Before reaching the second launch pad, I notice a small path. Barely wide enough for a car it heads downwards away from where the rebel flyers ware launching.

Like there was a strange power pulling me I snake around the first bends and then stop. I realise I am doing something quite out of my comfort zone, so I stand for a moment just breathing it all in.

To my left I gaze at the unfamiliar wall of arid foliage and budding cacti, to the right the verdant escarpment rustling with the early evening breeze.


The air, warm and dry with a distinct mix of animal and plant aromas, rising to support the floating pilots.

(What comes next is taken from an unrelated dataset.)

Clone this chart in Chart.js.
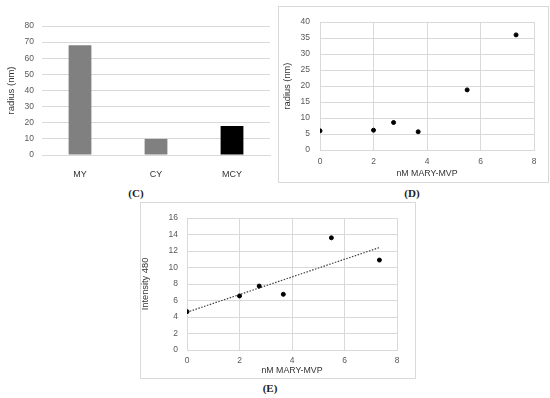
<!DOCTYPE html>
<html>
<head>
<meta charset="utf-8">
<script src="https://cdn.jsdelivr.net/npm/chart.js@4"></script>
<style>
  body { margin: 0; background: #fff; width: 550px; height: 398px; position: relative; overflow: hidden; }
  .panel { position: absolute; }
  .box { position: absolute; border: 1px solid #d9d9d9; box-sizing: border-box; }
  .cap { position: absolute; font-family: "Liberation Serif", "DejaVu Serif", serif; font-weight: bold; font-size: 11px; color: #222; transform: translate(-50%, -50%); }
</style>
</head>
<body>
<div class="panel" style="left:0;top:0"><canvas id="chartC" width="275" height="180"></canvas></div>
<div class="box" style="left:278px;top:6px;width:271px;height:177px"></div>
<div class="panel" style="left:279px;top:7px"><canvas id="chartD" width="269" height="174"></canvas></div>
<div class="box" style="left:140px;top:202px;width:276px;height:177px"></div>
<div class="panel" style="left:141px;top:203px"><canvas id="chartE" width="273" height="174"></canvas></div>
<div class="cap" style="left:136px;top:193px">(C)</div>
<div class="cap" style="left:412px;top:193px">(D)</div>
<div class="cap" style="left:270px;top:388px">(E)</div>
<script>
const barLabels = ["MY", "CY", "MCY"];
const barValues = [68, 10, 18];
const barColors = ["#808080", "#808080", "#000000"];

const nmX = [0, 2, 2.75, 3.67, 5.5, 7.33];
const radiusValues = [6, 6.2, 8.6, 5.7, 18.8, 36];
const intensityValues = [4.65, 6.55, 7.75, 6.75, 13.6, 10.9];

const gridColor = "#d9d9d9";
const tickColor = "#595959";
const titleColor = "#333";

Chart.defaults.font.family = "'Liberation Sans', Arial, sans-serif";
Chart.defaults.animation = false;

function tickFont() {
  return { size: 8.5 };
}

function createBarChart() {
  new Chart(document.getElementById("chartC"), {
    type: "bar",
    data: {
      labels: barLabels,
      datasets: [
        {
          data: barValues,
          backgroundColor: barColors,
          barPercentage: 0.3,
          categoryPercentage: 1,
        },
      ],
    },
    options: {
      responsive: false,
      layout: { padding: { left: 0, top: 26, right: 5, bottom: 0 } },
      plugins: { legend: { display: false }, tooltip: { enabled: false } },
      scales: {
        x: {
          grid: { display: false },
          border: { color: gridColor },
          ticks: { color: "#333", font: { size: 9 }, padding: 6 },
          afterFit: (s) => { s.height = 25; },
        },
        y: {
          min: 0,
          max: 80,
          ticks: { stepSize: 10, color: tickColor, font: tickFont(), padding: 8 },
          grid: { color: gridColor, drawTicks: false },
          border: { display: false },
          title: { display: true, text: "radius (nm)", color: titleColor, font: { size: 9.5 }, padding: { top: 6, bottom: 0 } },
          afterFit: (s) => { s.width = 42; },
        },
      },
    },
  });
}

function fitLine(xs, ys) {
  const n = xs.length;
  const mx = xs.reduce((a, b) => a + b, 0) / n;
  const my = ys.reduce((a, b) => a + b, 0) / n;
  let sxy = 0, sxx = 0;
  xs.forEach((x, i) => {
    sxy += (x - mx) * (ys[i] - my);
    sxx += (x - mx) * (x - mx);
  });
  const slope = sxy / sxx;
  const icpt = my - slope * mx;
  const x0 = Math.min(...xs), x1 = Math.max(...xs);
  return [{ x: x0, y: icpt + slope * x0 }, { x: x1, y: icpt + slope * x1 }];
}

function createScatter(id, ys, yMax, yStep, yTitle, box, extra) {
  const datasets = [
    {
      type: "scatter",
      data: nmX.map((x, i) => ({ x: x, y: ys[i] })),
      backgroundColor: "#000",
      borderColor: "#000",
      pointRadius: 2,
      order: 0,
    },
  ];
  if (extra) datasets.push(extra);
  new Chart(document.getElementById(id), {
    type: "scatter",
    data: { datasets: datasets },
    options: {
      responsive: false,
      layout: { padding: { left: 0, top: box.top, right: box.right, bottom: 0 } },
      plugins: { legend: { display: false }, tooltip: { enabled: false } },
      scales: {
        x: {
          type: "linear",
          min: 0,
          max: 8,
          ticks: { stepSize: 2, color: tickColor, font: tickFont(), padding: box.xPad },
          grid: { color: gridColor, drawTicks: false },
          border: { color: gridColor },
          title: { display: true, text: "nM MARY-MVP", color: titleColor, font: { size: 8.8 }, padding: { top: 0, bottom: box.xTitlePad } },
          afterFit: (s) => { s.height = box.xh; },
        },
        y: {
          min: 0,
          max: yMax,
          ticks: { stepSize: yStep, color: tickColor, font: tickFont(), padding: box.yPad },
          grid: { color: gridColor, drawTicks: false },
          border: { display: false },
          title: { display: true, text: yTitle, color: titleColor, font: { size: 9.3, lineHeight: 1 }, padding: { top: box.yTitlePad, bottom: 0 } },
          afterFit: (s) => { s.width = box.yw; },
        },
      },
    },
  });
}

createBarChart();

createScatter("chartD", radiusValues, 40, 5, "radius (nm)",
  { top: 8, right: 14, xh: 31, yw: 41, xPad: 7, yPad: 10, xTitlePad: 2.5, yTitlePad: 4 });

createScatter("chartE", intensityValues, 16, 2, "Intensity 480",
  { top: 15, right: 17, xh: 27, yw: 46, xPad: 6, yPad: 9, xTitlePad: 1.5, yTitlePad: 0 },
  {
    type: "line",
    data: fitLine(nmX, intensityValues),
    borderColor: "#404040",
    borderWidth: 1.2,
    borderDash: [1.5, 1.5],
    pointRadius: 0,
    fill: false,
    order: 1,
  });
</script>
</body>
</html>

Well put it this way, I have never really bonded with dogs. Maybe its the years delivering newspapers. I don’t know, but the sight of four Alsatian guard dogs nearly made me break my habit of never turning round a distinct possibility. 

Their silence was probably the most frightening aspect as the prowled the fencing and large gates marked with something about guard dogs in Spanish. There must be some hell of a property up that slope, and I certainly had yet to be invited to view. 

So sliding gingerly past on the steep crumbly slope, praying there was no break in the fence, I slipped, and immediately triggered a bark.

It was a yappy noise and strange coming from such a big dog, but then noticed its origin, a small scruffy terrier type of beast favoured by the locals in the Campo.

Now I was not enjoying this. Exactly the kind of rural terrorism I hate.


The scuffing on my palm stung. I really should think about the correct footwear for such a trip into the wild.

Walking, ever since my knees swelled up at school and was told I had something called housemaids knee, has not exactly been my favoured mode.

Sweating, which I was now excelling in, really had me thinking about the logic of this torture, but I mustered up enough to carry on.

It was a downward trajectory into the ever encroaching greenery. 


So what has all this got to do with a strange 3 cm long ant like insect that looks like its wearing a sleeping bag, I hear you, and ask myself?

Fast forward to the bottom of the slope.

I look down and ponder the strange sight of what looks like couples.  Bright orange dashes on otherwise black and extremely unwieldy creatures.


Its all about the baggage. They with their sleeping bag like bodies full of stuff, and me with my years of it all culminating in a joint moment of silent pondering.


Did I want to continue to fill up my emotional space with even more crap and end up with a giant sack on my back? 

May as well stick me in a bright orange reflective gilet with a warning sign on the back.


Well as it happened, the walk in the Campo only got worse. More savage dogs barking and slavering at probably the only fool to venture solo down these paths in a long while, no doubt sensing the flavour of milk fed urbanite.

At one point I thought I was going down a tunnel to an uncertain encounter as the undergrowth completely wrapped itself overhead only to eventually emerge at a small clearing by a well.


Walking in the country often reminds me of death, clearly a bad preset etched into my psyche from early days in the Surrey woodlands.

I will be doing more of it, and even finally grow to like all those itchy little creatures, stumpy horses, lumbering cows and maybe the odd dog.